Drinking six cups of coffee daily decreases early death risk by 16%
Researchers say that those who drink six or seven cups of coffee per day are 16 percent less likely to die from any disease over a 10-year period than those who never have a cup of Joe.
Coffee has long been linked with combating heart disease, cancer, dementia, diabetes and depression.
The researchers, who hail from various institutions including the United States National Cancer Institute and the National Institutes of Health, say they hope their findings provide further reassurance that coffee can be part of a healthy diet.
For the study, the team tracked almost 500,000 Britons between ages 38 and 73 from 2006 to 2016.
The researchers asked them how many cups of coffee they drank per day, including the type: decaffeinated, ground or instant.
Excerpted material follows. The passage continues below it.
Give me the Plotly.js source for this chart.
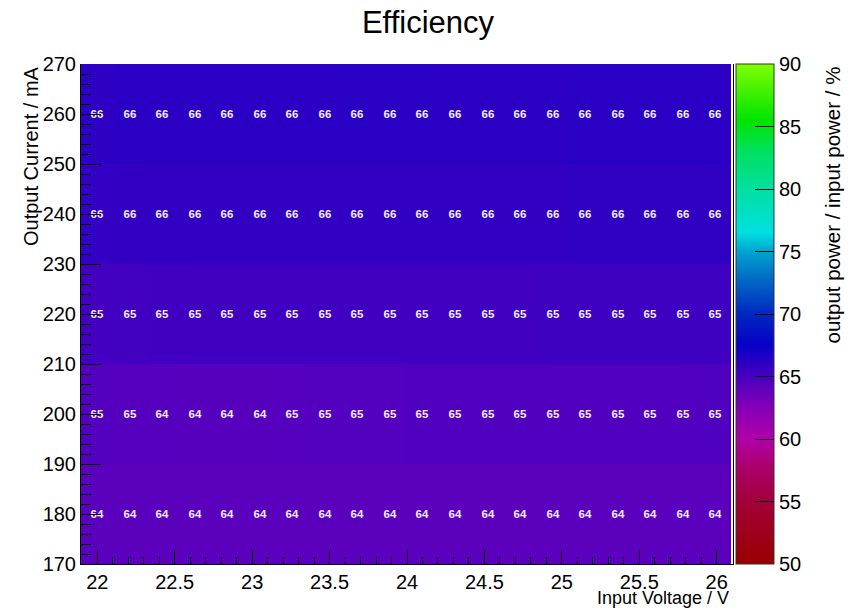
<!DOCTYPE html>
<html>
<head>
<meta charset="utf-8">
<script src="https://cdn.plot.ly/plotly-3.0.1.min.js"></script>
<style>html,body{margin:0;padding:0;background:#fff;}#plot{width:848px;height:608px;}</style>
</head>
<body>
<div id="plot"></div>
<script>
// Bin centres (input voltage, V) and output current (mA)
const voltage = [22.0, 22.21, 22.42, 22.63, 22.84, 23.05, 23.26, 23.47, 23.68, 23.89,
                 24.1, 24.31, 24.52, 24.73, 24.94, 25.15, 25.36, 25.57, 25.78, 25.99];
const current = [180, 200, 220, 240, 260];

// Efficiency (%) per row (one array per output current)
const eff180 = [64.2, 64.2, 64.2, 64.2, 64.2, 64.2, 64.2, 64.2, 64.2, 64.2,
                64.2, 64.2, 64.2, 64.2, 64.2, 64.2, 64.2, 64.2, 64.2, 64.2];
const eff200 = [64.56, 64.52, 64.44, 64.43, 64.43, 64.42, 64.52, 64.54, 64.55, 64.56,
                64.58, 64.59, 64.6, 64.6, 64.61, 64.62, 64.63, 64.63, 64.64, 64.65];
const eff220 = [65.2, 65.25, 65.28, 65.3, 65.3, 65.32, 65.33, 65.34, 65.35, 65.35,
                65.36, 65.36, 65.37, 65.37, 65.38, 65.38, 65.38, 65.39, 65.39, 65.4];
const eff240 = [65.8, 65.82, 65.84, 65.85, 65.86, 65.86, 65.87, 65.88, 65.88, 65.89,
                65.9, 65.9, 65.9, 65.91, 65.91, 65.92, 65.92, 65.92, 65.93, 65.93];
const eff260 = [66.0, 66.1, 66.15, 66.15, 66.1, 66.1, 66.12, 66.15, 66.2, 66.2,
                66.2, 66.15, 66.12, 66.12, 66.12, 66.18, 66.2, 66.2, 66.18, 66.15];

// Colour palette (value stops and colours)
const cbStops  = [50, 55, 58, 60, 62.5, 65, 67.5, 70, 72.5, 75, 76.5, 80, 83, 85.5, 90];
const cbColors = ['#990000', '#a3003a', '#ad0070', '#b000a8', '#8400b8', '#4800c0',
                  '#0800c8', '#0028c0', '#0064c4', '#00a4d0', '#00e0e0', '#00e0a0',
                  '#00e060', '#00e400', '#80ff00'];

const zmin = 50, zmax = 90;
const colorscale = cbStops.map((v, i) => [(v - zmin) / (zmax - zmin), cbColors[i]]);

const font = 'Liberation Sans, Arial, Helvetica, sans-serif';

const trace = {
  type: 'heatmap',
  x: voltage,
  y: current,
  z: [eff180, eff200, eff220, eff240, eff260],
  zmin: zmin, zmax: zmax,
  colorscale: colorscale,
  texttemplate: '%{z:.0f}',
  textfont: {family: font, size: 11.5, color: '#f2ecff', weight: 'bold'},
  hoverinfo: 'x+y+z',
  colorbar: {
    x: (736 - 81) / 652, xanchor: 'left', xpad: 0,
    y: 0.5, yanchor: 'middle', len: 1, lenmode: 'fraction', ypad: 0,
    thickness: 38, thicknessmode: 'pixels',
    outlinewidth: 1, outlinecolor: '#333',
    tickmode: 'linear', tick0: 50, dtick: 5,
    ticks: 'inside', ticklen: 19, tickwidth: 1, tickcolor: '#000',
    tickfont: {family: font, size: 20, color: '#000'},
    ticklabelposition: 'outside'
  }
};

const layout = {
  width: 848, height: 608,
  margin: {l: 81, r: 115, t: 64, b: 44, pad: 0},
  paper_bgcolor: '#fff', plot_bgcolor: '#fff',
  font: {family: font, color: '#000'},
  title: {text: 'Efficiency', font: {family: font, size: 31, color: '#000'},
          x: 428 / 848, xanchor: 'center', y: 1 - 22 / 608, yanchor: 'middle'},
  xaxis: {
    range: [21.895, 26.105], tickmode: 'linear', tick0: 22, dtick: 0.5,
    ticks: 'inside', ticklen: 14, tickwidth: 1, tickcolor: '#000',
    minor: {dtick: 0.1, ticks: 'inside', ticklen: 7, tickcolor: '#000', tickwidth: 1},
    showline: true, linecolor: '#000', linewidth: 1, mirror: false,
    showgrid: false, zeroline: false,
    tickfont: {family: font, size: 20, color: '#000'}
  },
  yaxis: {
    range: [170, 270], tickmode: 'linear', tick0: 170, dtick: 10,
    ticks: 'inside', ticklen: 20, tickwidth: 1, tickcolor: '#000',
    minor: {dtick: 2, ticks: 'inside', ticklen: 10, tickcolor: '#000', tickwidth: 1},
    showline: true, linecolor: '#000', linewidth: 1, mirror: true,
    showgrid: false, zeroline: false,
    tickfont: {family: font, size: 20, color: '#000'}
  },
  annotations: [
    {text: 'Input Voltage / V', xref: 'paper', yref: 'paper',
     x: (731 - 81) / 652, xanchor: 'right', y: -(598 - 564) / 500, yanchor: 'middle',
     showarrow: false, font: {family: font, size: 18, color: '#000'}},
    {text: 'Output Current / mA', xref: 'paper', yref: 'paper', textangle: -90,
     x: (31 - 81) / 652, xanchor: 'center', y: 1.0, yanchor: 'top',
     showarrow: false, font: {family: font, size: 20, color: '#000'}},
    {text: 'output power / input power / %', xref: 'paper', yref: 'paper', textangle: -90,
     x: (832 - 81) / 652, xanchor: 'center', y: 1.0, yanchor: 'top',
     showarrow: false, font: {family: font, size: 20.5, color: '#000'}}
  ]
};

Plotly.newPlot('plot', [trace], layout, {displayModeBar: false, staticPlot: true});
</script>
</body>
</html>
The researchers, who published their results in JAMA on Monday, found that those whose coffee intake was high fared the best.
Those who drank eight cups or more per day saw their death rates cut by 14 percent, and it was raised to 16 percent among those who drank six to seven cups.
A 10-year study of 86,000 female nurses showed a reduced risk of suicide in coffee drinkers.
Another study, conducted by the Harvard School of Public Health, found that women who drank four or more cups of coffee were 20 percent less likely to suffer from depression.
A cup of brewed coffee represents a contribution of up to 1.8 grams of fiber of the recommended intake of between 20 to 38 grams.